__DATA PROVIDED__:
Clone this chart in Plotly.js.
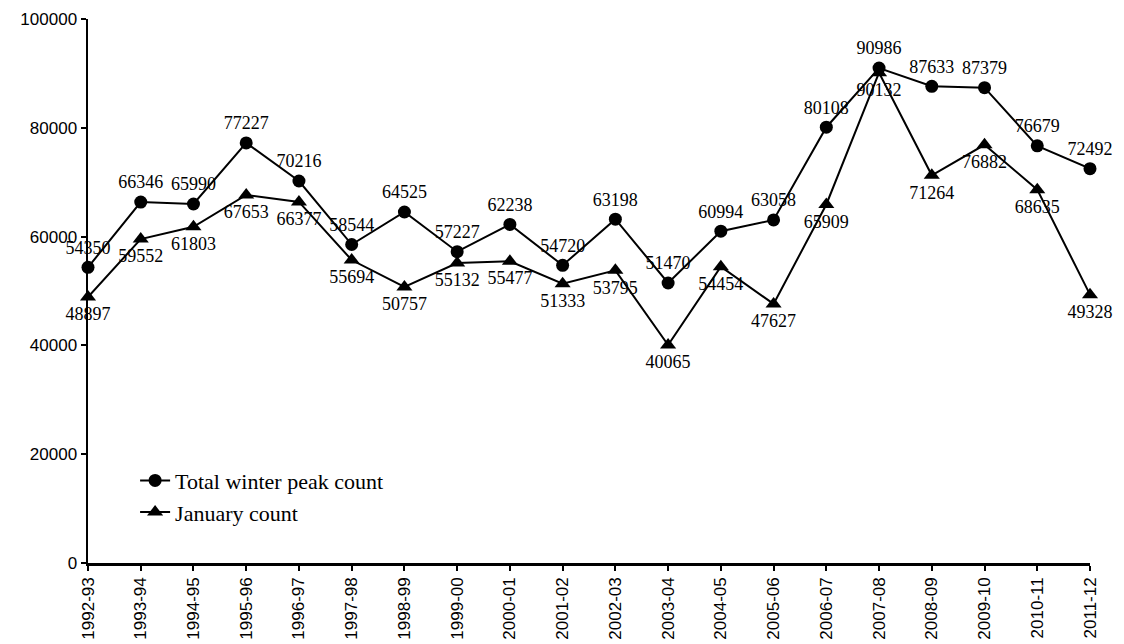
<!DOCTYPE html>
<html>
<head>
<meta charset="utf-8">
<script src="https://cdn.plot.ly/plotly-3.0.1.min.js"></script>
<style>html,body{margin:0;padding:0;background:#fff;}#chart{width:1124px;height:644px;}</style>
</head>
<body>
<div id="chart"></div>
<script>
const seasons = ["1992-93","1993-94","1994-95","1995-96","1996-97","1997-98","1998-99","1999-00","2000-01","2001-02","2002-03","2003-04","2004-05","2005-06","2006-07","2007-08","2008-09","2009-10","2010-11","2011-12"];
const totalPeak = [54350,66346,65990,77227,70216,58544,64525,57227,62238,54720,63198,51470,60994,63058,80108,90986,87633,87379,76679,72492];
const januaryCount = [48897,59552,61803,67653,66377,55694,50757,55132,55477,51333,53795,40065,54454,47627,65909,90132,71264,76882,68635,49328];
const yTicks = [0,20000,40000,60000,80000,100000];

const labelFont = {family: "Liberation Serif, Times New Roman, serif", size: 18, color: "#000"};

const traces = [
  {
    x: seasons, y: totalPeak, name: "Total winter peak count",
    type: "scatter", mode: "lines+markers+text",
    text: totalPeak.map(String), textposition: "top center",
    textfont: labelFont, cliponaxis: false,
    line: {color: "#000", width: 2},
    marker: {symbol: "circle", size: 13, color: "#000"}
  },
  {
    x: seasons, y: januaryCount, name: "January count",
    type: "scatter", mode: "lines+markers+text",
    text: januaryCount.map(String), textposition: "bottom center",
    textfont: labelFont, cliponaxis: false,
    line: {color: "#000", width: 2},
    marker: {symbol: "triangle-up", size: 14, color: "#000"}
  }
];

const layout = {
  width: 1124, height: 644,
  margin: {l: 88, r: 34, t: 19, b: 81},
  paper_bgcolor: "#fff", plot_bgcolor: "#fff",
  showlegend: true,
  legend: {
    x: 0.047, y: 0.19, xanchor: "left", yanchor: "top",
    font: {family: "Liberation Serif, Times New Roman, serif", size: 22, color: "#000"},
    bgcolor: "rgba(0,0,0,0)", tracegroupgap: 0, itemwidth: 30
  },
  xaxis: {
    type: "category", range: [0, 19], autorange: false,
    showgrid: false, zeroline: false,
    showline: true, linecolor: "#000", linewidth: 2.5,
    ticks: "outside", ticklen: 5, tickwidth: 2, tickcolor: "#000",
    tickangle: -90,
    tickfont: {family: "Liberation Sans, Arial, sans-serif", size: 17, color: "#000"}
  },
  yaxis: {
    range: [0, 100000], autorange: false,
    tickmode: "array", tickvals: yTicks, ticktext: yTicks.map(String),
    showgrid: false, zeroline: false,
    showline: true, linecolor: "#000", linewidth: 2.5,
    ticks: "outside", ticklen: 5, tickwidth: 2, tickcolor: "#000",
    tickfont: {family: "Liberation Sans, Arial, sans-serif", size: 17, color: "#000"}
  }
};

Plotly.newPlot("chart", traces, layout, {displayModeBar: false, staticPlot: true});
</script>
</body>
</html>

__PROMPT__: Copy out all of the material exactly as written, without its pictures.

__PROBLEM SOLUTION__:
Clone this chart in Plotly.js.
<!DOCTYPE html>
<html>
<head>
<meta charset="utf-8">
<script src="https://cdn.plot.ly/plotly-3.0.1.min.js"></script>
<style>html,body{margin:0;padding:0;background:#fff;}#chart{width:1124px;height:644px;}</style>
</head>
<body>
<div id="chart"></div>
<script>
const seasons = ["1992-93","1993-94","1994-95","1995-96","1996-97","1997-98","1998-99","1999-00","2000-01","2001-02","2002-03","2003-04","2004-05","2005-06","2006-07","2007-08","2008-09","2009-10","2010-11","2011-12"];
const totalPeak = [54350,66346,65990,77227,70216,58544,64525,57227,62238,54720,63198,51470,60994,63058,80108,90986,87633,87379,76679,72492];
const januaryCount = [48897,59552,61803,67653,66377,55694,50757,55132,55477,51333,53795,40065,54454,47627,65909,90132,71264,76882,68635,49328];
const yTicks = [0,20000,40000,60000,80000,100000];

const labelFont = {family: "Liberation Serif, Times New Roman, serif", size: 18, color: "#000"};

const traces = [
  {
    x: seasons, y: totalPeak, name: "Total winter peak count",
    type: "scatter", mode: "lines+markers+text",
    text: totalPeak.map(String), textposition: "top center",
    textfont: labelFont, cliponaxis: false,
    line: {color: "#000", width: 2},
    marker: {symbol: "circle", size: 13, color: "#000"}
  },
  {
    x: seasons, y: januaryCount, name: "January count",
    type: "scatter", mode: "lines+markers+text",
    text: januaryCount.map(String), textposition: "bottom center",
    textfont: labelFont, cliponaxis: false,
    line: {color: "#000", width: 2},
    marker: {symbol: "triangle-up", size: 14, color: "#000"}
  }
];

const layout = {
  width: 1124, height: 644,
  margin: {l: 88, r: 34, t: 19, b: 81},
  paper_bgcolor: "#fff", plot_bgcolor: "#fff",
  showlegend: true,
  legend: {
    x: 0.047, y: 0.19, xanchor: "left", yanchor: "top",
    font: {family: "Liberation Serif, Times New Roman, serif", size: 22, color: "#000"},
    bgcolor: "rgba(0,0,0,0)", tracegroupgap: 0, itemwidth: 30
  },
  xaxis: {
    type: "category", range: [0, 19], autorange: false,
    showgrid: false, zeroline: false,
    showline: true, linecolor: "#000", linewidth: 2.5,
    ticks: "outside", ticklen: 5, tickwidth: 2, tickcolor: "#000",
    tickangle: -90,
    tickfont: {family: "Liberation Sans, Arial, sans-serif", size: 17, color: "#000"}
  },
  yaxis: {
    range: [0, 100000], autorange: false,
    tickmode: "array", tickvals: yTicks, ticktext: yTicks.map(String),
    showgrid: false, zeroline: false,
    showline: true, linecolor: "#000", linewidth: 2.5,
    ticks: "outside", ticklen: 5, tickwidth: 2, tickcolor: "#000",
    tickfont: {family: "Liberation Sans, Arial, sans-serif", size: 17, color: "#000"}
  }
};

Plotly.newPlot("chart", traces, layout, {displayModeBar: false, staticPlot: true});
</script>
</body>
</html>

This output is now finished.